The ruling by Judge Jack B. Weinstein entirely reversed the conviction of the two detectives, Louis J. Eppolito and Stephen Caracappa, who were found guilty in April of some of the most stunning corruption charges in the city's history.
Although a jury found that Mr. Eppolito and Mr. Caracappa had participated, as paid assassins, in killings for the mob, the judge acquitted the two men on the murder counts of the racketeering conspiracy, though not on evidentiary grounds. But the judge left open the possibility that the prosecution could seek to retry the defendants on a drug charge, and Mr. Eppolito, alone, on a money-laundering count.
The ruling, in a 102-page order that touched upon Thomas More and the sanctity of the Constitution, was the latest and most severe turn in the 15-month case.
It shocked the United States attorney's office in Brooklyn, which said it would appeal. And it bitterly disappointed the families of the victims in the case, some of whom had given heart-rending testimony at the two men's sentencing last month, where they were given life terms.
The decision sent a surge of joy through the offices of the defendants' new lawyers, one of whom, Joseph Bondy, called it "the most substantial legal victory" in recent history.
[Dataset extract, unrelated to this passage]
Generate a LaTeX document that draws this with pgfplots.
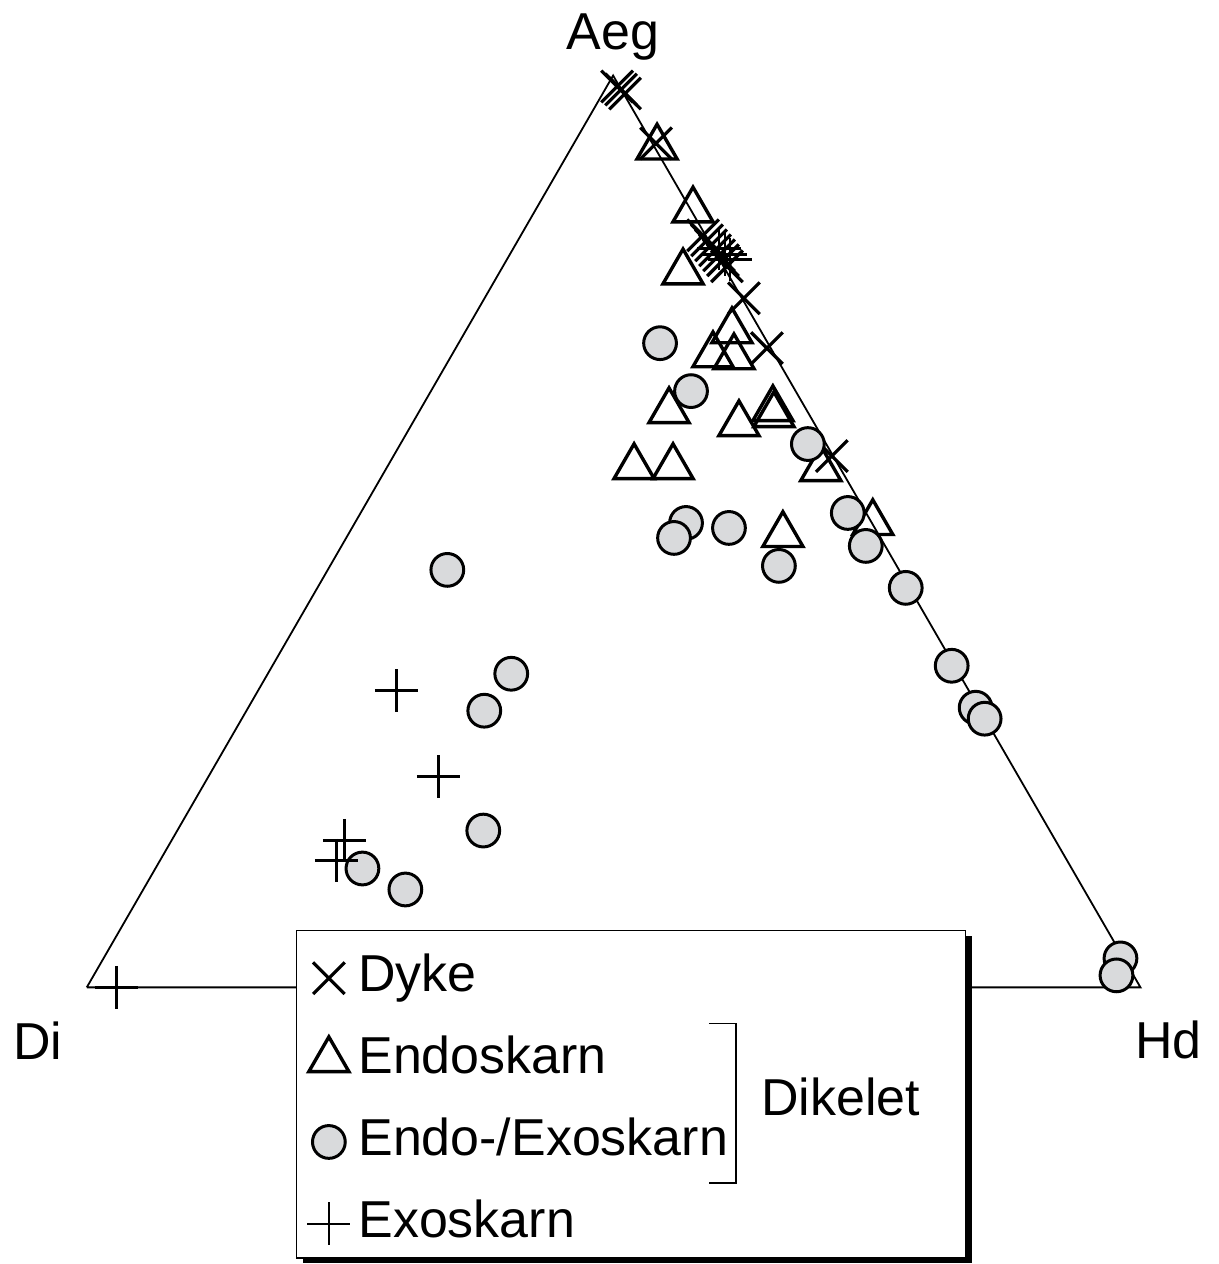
\documentclass[border=0pt]{standalone}
\usepackage{fontspec}
\setmainfont{Liberation Sans}
\usepackage{pgfplots}
\pgfplotsset{compat=1.18}
\definecolor{cfill}{RGB}{217,218,220}
\begin{document}
\begin{tikzpicture}
\begin{axis}[
  scale only axis, width=304.5pt, height=316pt,
  xmin=0, xmax=1218, ymin=0, ymax=1264, y dir=reverse,
  hide axis, clip=false,
  legend style={at={(axis cs:305,953)}, anchor=north west, draw=none, fill=none,
    inner sep=0pt, font=\fontsize{13}{15}\selectfont, row sep=8.5pt,
    nodes={inner xsep=2pt, inner ysep=0pt, text height=9.4pt, text depth=2.6pt}},
  legend cell align=left,
  legend image code/.code={\draw[mark repeat=2,mark phase=2,#1] plot coordinates {(0cm,0cm) (0.2cm,0cm) (0.4cm,0cm)};},
]
\path (axis cs:0,0) rectangle (axis cs:1218,1264);
\addplot[black, line width=0.45pt, forget plot] coordinates {(85,987) (1140,987) (612,74) (85,987)};
% Dyke
\addplot[only marks, mark=x, mark size=5.6pt, mark options={line width=0.8pt, black}]
 coordinates {(616,85) (620,88) (624,92) (655,142) (702,234) (706,239) (710,244) (714,249) (718,254) (722,259) (726,265) (743,297) (766,347) (831,455)};
\addlegendentry{Dyke}
% Endoskarn
\addplot[only marks, mark=triangle, mark size=5.8pt, mark options={line width=0.85pt, black, fill=white}]
 coordinates {(656,146) (692,209) (682,271) (731,330) (712,354) (733,356) (668,410) (738,423) (772,408) (773,414) (633,466) (672,466) (820,468) (872,522) (782,534)};
\addlegendentry{Endoskarn}
% Endo-/Exoskarn
\addplot[only marks, mark=*, mark size=4.1pt, mark options={line width=0.75pt, draw=black, fill=cfill}]
 coordinates {(659,342) (690,390) (807,443) (847,512) (685,522) (673,537) (728,527) (865,545) (778,565) (446,569) (905,587) (510,673) (483,710) (951,665) (975,707) (984,718) (482,830) (361,868) (404,889) (1120,958) (1116,975)};
\addlegendentry{Endo-/Exoskarn}
% Exoskarn
\addplot[only marks, mark=+, mark size=5.4pt, mark options={line width=0.65pt, black}]
 coordinates {(395,690) (437,776) (343,840) (335,860) (115,987) (718,247) (724,253) (729,258)};
\addlegendentry{Exoskarn}
% legend frame
\fill[black] (axis cs:301,936) rectangle (axis cs:971,1263);
\draw[line width=0.4pt, fill=white] (axis cs:295,930) rectangle (axis cs:965,1258);
\draw[line width=0.4pt] (axis cs:708,1023) -- (axis cs:735,1023) -- (axis cs:735,1183) -- (axis cs:708,1183);
\node[font=\fontsize{13}{15}\selectfont] at (axis cs:840,1097) {Dikelet};
% vertex labels
\node[font=\fontsize{13}{15}\selectfont] at (axis cs:612,35) {Aeg};
\node[font=\fontsize{13}{15}\selectfont] at (axis cs:36,1040) {Di};
\node[font=\fontsize{13}{15}\selectfont] at (axis cs:1168,1040) {Hd};
\end{axis}
\end{tikzpicture}
\end{document}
It also threatened to disrupt the careers — and the book deals — of some investigators in the case. And it led to the bizarre prospect that the two detectives — whom Judge Weinstein outright accused in his order of being stone-cold killers — could walk free from federal detention in Brooklyn as early as next week.
The judge waxed eloquent in acknowledging that his decision might seem strange to some.
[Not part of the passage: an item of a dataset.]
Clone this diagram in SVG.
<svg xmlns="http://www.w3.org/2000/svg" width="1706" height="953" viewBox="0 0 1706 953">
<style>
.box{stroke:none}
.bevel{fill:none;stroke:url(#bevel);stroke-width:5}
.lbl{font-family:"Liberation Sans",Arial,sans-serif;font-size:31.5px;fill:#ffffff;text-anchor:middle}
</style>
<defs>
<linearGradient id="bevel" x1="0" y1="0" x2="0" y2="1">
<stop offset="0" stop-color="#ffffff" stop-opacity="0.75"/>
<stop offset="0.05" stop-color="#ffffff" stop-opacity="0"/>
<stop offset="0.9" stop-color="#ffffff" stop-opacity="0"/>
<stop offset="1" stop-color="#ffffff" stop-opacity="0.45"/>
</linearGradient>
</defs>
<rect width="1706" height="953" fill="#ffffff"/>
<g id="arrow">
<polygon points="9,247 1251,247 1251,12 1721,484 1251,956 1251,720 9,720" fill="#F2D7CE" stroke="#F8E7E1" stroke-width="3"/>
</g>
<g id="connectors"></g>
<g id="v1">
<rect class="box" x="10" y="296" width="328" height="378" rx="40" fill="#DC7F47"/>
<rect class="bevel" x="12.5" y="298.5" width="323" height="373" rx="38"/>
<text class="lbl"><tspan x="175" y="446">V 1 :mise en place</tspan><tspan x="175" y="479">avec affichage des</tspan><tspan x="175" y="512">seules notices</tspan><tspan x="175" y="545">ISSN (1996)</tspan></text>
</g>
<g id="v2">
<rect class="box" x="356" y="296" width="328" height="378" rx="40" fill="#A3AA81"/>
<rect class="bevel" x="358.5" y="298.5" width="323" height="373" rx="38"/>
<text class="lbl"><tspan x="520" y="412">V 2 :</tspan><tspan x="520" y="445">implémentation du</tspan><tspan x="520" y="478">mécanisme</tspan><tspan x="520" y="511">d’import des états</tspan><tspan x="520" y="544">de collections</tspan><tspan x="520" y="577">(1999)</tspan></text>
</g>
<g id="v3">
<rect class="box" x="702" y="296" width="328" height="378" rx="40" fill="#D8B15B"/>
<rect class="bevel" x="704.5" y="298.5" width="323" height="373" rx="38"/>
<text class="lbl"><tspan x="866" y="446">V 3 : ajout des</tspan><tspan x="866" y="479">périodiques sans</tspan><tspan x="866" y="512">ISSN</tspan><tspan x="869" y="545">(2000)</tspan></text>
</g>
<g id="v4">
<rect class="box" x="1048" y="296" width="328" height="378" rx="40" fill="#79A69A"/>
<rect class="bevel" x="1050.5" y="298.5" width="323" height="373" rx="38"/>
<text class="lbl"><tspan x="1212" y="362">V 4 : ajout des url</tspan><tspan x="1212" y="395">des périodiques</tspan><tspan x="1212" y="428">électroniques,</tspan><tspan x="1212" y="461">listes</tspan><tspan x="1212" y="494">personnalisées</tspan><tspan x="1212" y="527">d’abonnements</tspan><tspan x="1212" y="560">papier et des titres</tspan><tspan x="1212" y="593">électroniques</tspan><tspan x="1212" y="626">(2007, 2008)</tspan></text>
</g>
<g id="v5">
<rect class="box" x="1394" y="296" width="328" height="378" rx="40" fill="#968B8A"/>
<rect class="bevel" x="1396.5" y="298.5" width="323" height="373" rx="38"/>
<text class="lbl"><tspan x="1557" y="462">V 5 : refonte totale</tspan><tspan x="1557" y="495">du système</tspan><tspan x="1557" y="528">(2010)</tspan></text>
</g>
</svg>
"It will undoubtedly appear peculiar to many people that heinous criminals such as the defendants, having been found guilty on overwhelming evidence of the most despicable crimes of violence, should go unwhipped of justice," he wrote.
"Yet our Constitution, statutes and morality require that we be ruled by the law, not vindictiveness or the advantages of the moment."
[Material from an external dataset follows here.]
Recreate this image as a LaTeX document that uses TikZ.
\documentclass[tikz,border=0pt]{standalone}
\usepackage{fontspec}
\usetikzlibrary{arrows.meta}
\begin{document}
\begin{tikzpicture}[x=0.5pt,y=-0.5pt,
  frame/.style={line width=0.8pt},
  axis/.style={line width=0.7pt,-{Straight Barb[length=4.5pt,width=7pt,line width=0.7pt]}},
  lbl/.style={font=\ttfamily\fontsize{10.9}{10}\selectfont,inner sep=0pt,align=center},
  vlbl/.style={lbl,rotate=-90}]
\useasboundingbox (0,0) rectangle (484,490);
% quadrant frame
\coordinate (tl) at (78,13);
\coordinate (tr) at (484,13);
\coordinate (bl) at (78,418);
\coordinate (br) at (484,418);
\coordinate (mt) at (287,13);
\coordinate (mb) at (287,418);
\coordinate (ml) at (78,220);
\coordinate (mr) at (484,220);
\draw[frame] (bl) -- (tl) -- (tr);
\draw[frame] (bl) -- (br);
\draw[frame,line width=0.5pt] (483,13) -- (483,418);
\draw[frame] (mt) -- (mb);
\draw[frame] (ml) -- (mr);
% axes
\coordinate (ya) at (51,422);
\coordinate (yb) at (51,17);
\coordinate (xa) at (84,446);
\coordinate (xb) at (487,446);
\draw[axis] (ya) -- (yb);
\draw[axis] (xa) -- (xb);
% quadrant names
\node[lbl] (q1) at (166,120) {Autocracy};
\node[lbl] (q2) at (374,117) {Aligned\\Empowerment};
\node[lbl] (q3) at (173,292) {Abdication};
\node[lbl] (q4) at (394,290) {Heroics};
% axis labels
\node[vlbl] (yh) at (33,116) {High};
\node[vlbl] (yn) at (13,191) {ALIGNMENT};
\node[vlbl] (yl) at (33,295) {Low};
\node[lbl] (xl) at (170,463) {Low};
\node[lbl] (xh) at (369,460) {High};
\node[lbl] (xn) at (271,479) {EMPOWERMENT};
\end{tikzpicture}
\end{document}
The judge also wrote that even though there was little doubt that Mr. Eppolito and Mr. Caracappa had "kidnapped, murdered, and assisted kidnappers and murderers," he had no choice but to let them go because the five-year statute of limitations in conspiracy cases had run out.
His ruling was hardly the first mention of the statute of limitations. Virtually from the outset of the case, Judge Weinstein said he was queasy about the decision to accuse the men of an overarching conspiracy that included the eight gangland murders, all in Brooklyn in the 1980's and 1990's, and a much more recent — and less serious — charge of selling an ounce of methamphetamine in Las Vegas last year.
These guys are scumbags of the highest order. But the feds overreached. They should have left the murder charges to the local DA. It is more than likely they will face state charges on the murders, because that's not double jeopardy.
But if you live in a democracy, with fair trials, they have to be fair. Which means they have to be fair, even if the guilty walk free.